*Aim*
Quote word for word the lines below, beginning with the first and ending with the one that has "const TEXT = '#222';". Drop the pictures.

** start **

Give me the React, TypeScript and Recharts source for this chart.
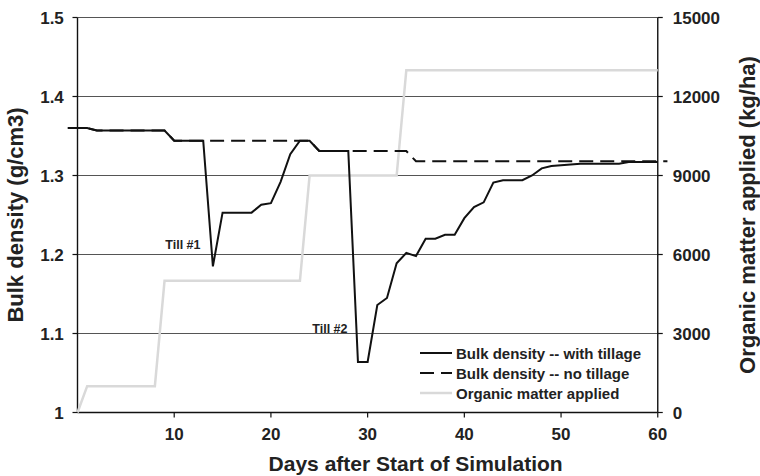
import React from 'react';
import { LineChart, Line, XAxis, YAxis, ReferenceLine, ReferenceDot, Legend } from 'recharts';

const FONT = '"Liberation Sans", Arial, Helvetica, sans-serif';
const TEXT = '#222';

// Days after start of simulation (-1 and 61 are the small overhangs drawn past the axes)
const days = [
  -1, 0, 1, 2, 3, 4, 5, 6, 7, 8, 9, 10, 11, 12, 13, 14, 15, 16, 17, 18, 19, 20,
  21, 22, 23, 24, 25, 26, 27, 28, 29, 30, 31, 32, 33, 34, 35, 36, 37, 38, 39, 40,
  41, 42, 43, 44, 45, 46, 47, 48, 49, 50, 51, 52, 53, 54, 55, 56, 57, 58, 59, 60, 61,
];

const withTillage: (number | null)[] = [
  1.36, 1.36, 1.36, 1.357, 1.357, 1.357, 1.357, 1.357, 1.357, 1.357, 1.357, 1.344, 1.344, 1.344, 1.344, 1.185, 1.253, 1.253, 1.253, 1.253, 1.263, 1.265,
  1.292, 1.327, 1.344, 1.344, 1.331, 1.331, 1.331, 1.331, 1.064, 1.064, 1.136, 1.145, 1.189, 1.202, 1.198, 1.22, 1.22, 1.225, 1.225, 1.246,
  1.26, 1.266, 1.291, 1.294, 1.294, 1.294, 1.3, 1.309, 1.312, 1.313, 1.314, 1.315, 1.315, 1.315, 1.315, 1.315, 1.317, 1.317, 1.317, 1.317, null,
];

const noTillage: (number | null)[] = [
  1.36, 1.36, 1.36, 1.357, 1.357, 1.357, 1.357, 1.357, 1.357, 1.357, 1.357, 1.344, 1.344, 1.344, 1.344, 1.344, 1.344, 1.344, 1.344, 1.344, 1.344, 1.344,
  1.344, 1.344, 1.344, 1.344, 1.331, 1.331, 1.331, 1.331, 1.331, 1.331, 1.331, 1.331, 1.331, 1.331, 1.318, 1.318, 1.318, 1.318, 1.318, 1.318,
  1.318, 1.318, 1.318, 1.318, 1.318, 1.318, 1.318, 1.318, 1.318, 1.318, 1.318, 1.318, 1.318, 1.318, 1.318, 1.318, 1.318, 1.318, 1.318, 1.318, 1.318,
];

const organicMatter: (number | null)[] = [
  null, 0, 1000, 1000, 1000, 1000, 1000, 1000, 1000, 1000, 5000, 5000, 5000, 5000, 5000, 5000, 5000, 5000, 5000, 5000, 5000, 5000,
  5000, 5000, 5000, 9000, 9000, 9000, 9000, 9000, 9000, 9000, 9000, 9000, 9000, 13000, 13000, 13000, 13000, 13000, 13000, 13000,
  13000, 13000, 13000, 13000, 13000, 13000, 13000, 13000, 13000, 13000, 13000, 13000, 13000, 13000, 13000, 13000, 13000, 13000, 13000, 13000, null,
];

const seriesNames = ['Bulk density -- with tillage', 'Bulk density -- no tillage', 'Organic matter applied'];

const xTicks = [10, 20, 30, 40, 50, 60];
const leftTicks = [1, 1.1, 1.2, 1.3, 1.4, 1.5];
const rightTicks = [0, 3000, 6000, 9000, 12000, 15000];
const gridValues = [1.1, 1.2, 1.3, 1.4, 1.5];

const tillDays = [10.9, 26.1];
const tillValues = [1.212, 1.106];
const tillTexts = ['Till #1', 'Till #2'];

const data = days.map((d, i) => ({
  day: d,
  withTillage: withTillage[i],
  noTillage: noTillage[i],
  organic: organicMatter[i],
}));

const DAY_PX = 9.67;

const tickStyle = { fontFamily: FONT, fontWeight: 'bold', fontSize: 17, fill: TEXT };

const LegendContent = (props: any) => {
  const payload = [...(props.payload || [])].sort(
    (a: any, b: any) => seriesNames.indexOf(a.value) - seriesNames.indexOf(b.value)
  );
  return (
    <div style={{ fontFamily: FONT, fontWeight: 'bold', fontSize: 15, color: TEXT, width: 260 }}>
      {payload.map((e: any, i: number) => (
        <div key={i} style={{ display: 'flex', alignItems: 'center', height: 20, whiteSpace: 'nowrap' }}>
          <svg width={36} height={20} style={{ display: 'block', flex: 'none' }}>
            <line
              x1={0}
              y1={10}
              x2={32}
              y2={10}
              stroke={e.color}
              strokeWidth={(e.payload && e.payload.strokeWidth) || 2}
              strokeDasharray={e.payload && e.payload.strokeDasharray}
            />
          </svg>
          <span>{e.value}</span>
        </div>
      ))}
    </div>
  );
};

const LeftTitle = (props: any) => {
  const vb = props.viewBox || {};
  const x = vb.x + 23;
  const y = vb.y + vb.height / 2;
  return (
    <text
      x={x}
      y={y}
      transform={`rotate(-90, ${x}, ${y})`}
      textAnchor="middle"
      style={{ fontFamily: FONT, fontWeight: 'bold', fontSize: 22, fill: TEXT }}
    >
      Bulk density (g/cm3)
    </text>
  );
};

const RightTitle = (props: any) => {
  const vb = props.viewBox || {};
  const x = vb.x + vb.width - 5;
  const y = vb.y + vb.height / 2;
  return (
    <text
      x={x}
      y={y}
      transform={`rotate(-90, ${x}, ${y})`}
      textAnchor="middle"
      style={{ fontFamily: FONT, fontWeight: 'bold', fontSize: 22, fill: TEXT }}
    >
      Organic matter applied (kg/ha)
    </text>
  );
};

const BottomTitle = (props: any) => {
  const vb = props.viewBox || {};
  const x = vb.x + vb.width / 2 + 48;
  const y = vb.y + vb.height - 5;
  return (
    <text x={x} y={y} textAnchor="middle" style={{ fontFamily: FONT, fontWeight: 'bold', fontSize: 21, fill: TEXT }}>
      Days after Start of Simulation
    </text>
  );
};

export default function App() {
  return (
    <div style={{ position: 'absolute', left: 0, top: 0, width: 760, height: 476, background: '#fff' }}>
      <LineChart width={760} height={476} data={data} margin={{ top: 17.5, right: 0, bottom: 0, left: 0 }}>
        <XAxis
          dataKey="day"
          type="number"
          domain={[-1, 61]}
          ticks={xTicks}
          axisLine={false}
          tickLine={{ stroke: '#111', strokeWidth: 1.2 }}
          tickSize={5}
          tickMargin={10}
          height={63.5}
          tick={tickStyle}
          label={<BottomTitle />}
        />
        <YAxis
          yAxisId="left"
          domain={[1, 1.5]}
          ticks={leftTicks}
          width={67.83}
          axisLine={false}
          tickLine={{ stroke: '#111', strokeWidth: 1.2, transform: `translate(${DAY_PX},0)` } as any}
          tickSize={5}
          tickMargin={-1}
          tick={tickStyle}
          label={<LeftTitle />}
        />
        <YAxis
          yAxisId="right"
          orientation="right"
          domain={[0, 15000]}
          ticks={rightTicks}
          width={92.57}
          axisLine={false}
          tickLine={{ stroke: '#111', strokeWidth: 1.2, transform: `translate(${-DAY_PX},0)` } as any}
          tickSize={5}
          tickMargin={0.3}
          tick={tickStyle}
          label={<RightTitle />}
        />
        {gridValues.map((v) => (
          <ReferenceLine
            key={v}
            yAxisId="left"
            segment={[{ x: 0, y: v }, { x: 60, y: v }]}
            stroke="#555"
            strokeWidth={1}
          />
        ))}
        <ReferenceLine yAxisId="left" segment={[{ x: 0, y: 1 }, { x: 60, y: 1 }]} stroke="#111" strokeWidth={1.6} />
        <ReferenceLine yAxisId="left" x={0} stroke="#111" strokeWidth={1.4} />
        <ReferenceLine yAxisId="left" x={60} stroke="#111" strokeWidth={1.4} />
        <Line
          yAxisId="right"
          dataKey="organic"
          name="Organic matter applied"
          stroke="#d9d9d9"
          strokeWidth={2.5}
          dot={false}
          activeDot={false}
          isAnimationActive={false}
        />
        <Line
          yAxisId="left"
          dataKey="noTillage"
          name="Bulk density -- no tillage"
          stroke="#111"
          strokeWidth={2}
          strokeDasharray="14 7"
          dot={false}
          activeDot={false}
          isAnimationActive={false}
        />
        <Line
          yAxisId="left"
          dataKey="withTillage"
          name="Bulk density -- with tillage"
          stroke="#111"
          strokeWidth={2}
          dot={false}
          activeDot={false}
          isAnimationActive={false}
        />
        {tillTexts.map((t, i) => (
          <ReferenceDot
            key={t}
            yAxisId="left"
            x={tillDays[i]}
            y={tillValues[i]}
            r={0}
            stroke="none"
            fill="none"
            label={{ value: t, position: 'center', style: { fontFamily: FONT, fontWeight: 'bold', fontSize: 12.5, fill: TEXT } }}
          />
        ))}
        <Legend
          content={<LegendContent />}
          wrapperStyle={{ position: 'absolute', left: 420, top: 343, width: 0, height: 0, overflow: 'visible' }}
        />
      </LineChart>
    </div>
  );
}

** end **

*Solution to this problem*
Give me the React, TypeScript and Recharts source for this chart.
import React from 'react';
import { LineChart, Line, XAxis, YAxis, ReferenceLine, ReferenceDot, Legend } from 'recharts';

const FONT = '"Liberation Sans", Arial, Helvetica, sans-serif';
const TEXT = '#222';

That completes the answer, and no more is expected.